Are these needs accentuated by the demographic dynamics of the continent?
Absolutely. Africa is experiencing a major demographic evolution. The population of the continent could reach nearly two billion inhabitants by 2050, which will significantly increase pressure on cities and public services. This implies the construction of housing, roads, urban infrastructure, and collective facilities. This acceleration of investments is made necessary by this demographic pressure. However, it is difficult, if not impossible, to meet these needs without fully involving the private sector through structured and well-designed PPPs.
You were recently appointed special advisor to the President of the African Development Bank (AfDB) in charge of the New African Financial Architecture (NAFA). Can you tell us more about this initiative?
The financing needs of Africa are considerable, whether for infrastructure, financing small and medium enterprises, or energy transition. Mobilizing African domestic resources is a central issue, championed for many years by actors on the continent. The new President of the African Development Bank, Sidi Ould Tah, has made it a strategic priority. However, mobilizing these resources, although essential, is not sufficient on its own. NAFA aims to rethink the functioning of the African financial ecosystem by bringing together, in a more coordinated manner, all actors: development banks, commercial banks, capital markets, insurers, pension funds, and guarantee funds.
How does this new financial architecture concretely work?
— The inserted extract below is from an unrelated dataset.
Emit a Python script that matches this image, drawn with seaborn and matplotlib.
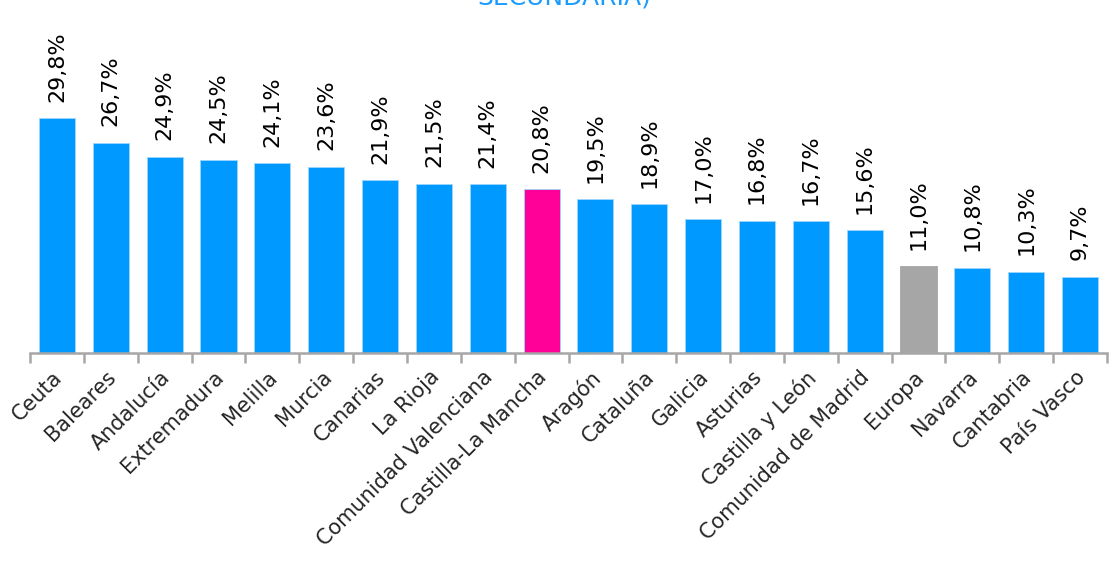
import matplotlib
matplotlib.use("Agg")
import matplotlib.pyplot as plt
import matplotlib.transforms as mtransforms
import seaborn as sns
import pandas as pd
import numpy as np

regiones = ["Ceuta", "Baleares", "Andalucía", "Extremadura", "Melilla", "Murcia",
            "Canarias", "La Rioja", "Comunidad Valenciana", "Castilla-La Mancha",
            "Aragón", "Cataluña", "Galicia", "Asturias", "Castilla y León",
            "Comunidad de Madrid", "Europa", "Navarra", "Cantabria", "País Vasco"]
valores = [29.8, 26.7, 24.9, 24.5, 24.1, 23.6, 21.9, 21.5, 21.4, 20.8,
           19.5, 18.9, 17.0, 16.8, 16.7, 15.6, 11.0, 10.8, 10.3, 9.7]

azul = "#0099FF"
colores = {r: azul for r in regiones}
colores["Castilla-La Mancha"] = "#FF0099"
colores["Europa"] = "#A6A6A6"

df = pd.DataFrame({"region": regiones, "valor": valores})

sns.set_style("white")
plt.rcParams["font.family"] = ["DejaVu Sans"]

fig = plt.figure(figsize=(11.2, 5.68), dpi=100)
ax = fig.add_axes([30/1120, 1-353/568, 1077/1120, 353/568])

sns.barplot(data=df, x="region", y="valor", hue="region", palette=colores,
            legend=False, width=0.67, saturation=1, edgecolor="#9fd6ff",
            linewidth=0.6, ax=ax)
# la barra de Europa sin borde claro
ax.patches[regiones.index("Europa")].set_edgecolor("#A6A6A6")

ax.set_xlim(-0.5, len(regiones) - 0.5)
ax.set_ylim(0, 44.8)

for i, v in enumerate(valores):
    ax.text(i, v + 2.1, f"{v:.1f}%".replace(".", ","), rotation=90,
            ha="center", va="bottom", fontsize=16, color="black")

for s in ["top", "right", "left"]:
    ax.spines[s].set_visible(False)
ax.spines["bottom"].set_color("#A6A6A6")
ax.spines["bottom"].set_linewidth(1.8)

ax.set_yticks([])
ax.set_xlabel("")
ax.set_ylabel("")
ax.set_xticks(np.arange(len(regiones)))
ax.set_xticklabels(regiones, rotation=45, ha="right", rotation_mode="anchor",
                   fontsize=15)
ax.tick_params(axis="x", which="major", length=0, pad=10)
ax.set_xticks(np.arange(-0.5, len(regiones)), minor=True)
ax.tick_params(axis="x", which="minor", bottom=True, length=7, width=1.8,
               color="#A6A6A6")

# desplazar un poco las etiquetas a la izquierda
offset = mtransforms.ScaledTranslation(-5/100, 0, fig.dpi_scale_trans)
for lbl in ax.get_xticklabels():
    lbl.set_transform(lbl.get_transform() + offset)

fig.text(0.504, 1 - 5/568, "SECUNDARIA)", ha="center", va="baseline",
         fontsize=18, color="#1a9cff")

fig.savefig("out.png", dpi=100)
NAFA is based on a three-level organization: continental, regional, and national. This structuring allows for a more efficient integration of the various actors in the financial ecosystem, by implementing mechanisms of complementarity, subsidiarity, and mutualization. The goal is to mobilize much larger volumes of resources, not only from domestic resources, but also through the mobilization of additional external financing. One key aspect of this architecture is its multiplier effect: when one actor is funded, it can in turn mobilize other resources, allowing for a gradual scaling up.
Can it be said that the AfDB is now moving towards a new financial architecture?
Yes, clearly. The African Development Bank is the continent’s bank. Its role is to support African economies, states, and the private sector by aggregating financial actors and financing them. The AfDB also has a significant capacity to mobilize concessional resources at very low rates. However, the central question of Africa’s financing remains the cost of debt, that is, the rate at which the continent finances itself. Africa bears a risk premium often perceived rather than real, which hinders its growth. As a pan-African reference institution, the AfDB can mobilize resources at lower rates, thus enabling African states and the private sector to access more competitive financing, in a context of strong international competition.
How is this approach crucial for PPP projects?
In large projects, especially in PPPs, African companies are often in competition with European, Chinese, or Turkish companies that finance themselves at rates of 2 to 3%, while African companies must borrow at 8, 9, or even 10%. This situation creates a major competitive distortion. The goal of NAFA is also to correct these imbalances by facilitating African companies’ access to financing at more competitive rates. This is an essential condition to strengthen their competitiveness and allow them to fully play their role in the economic development of the continent.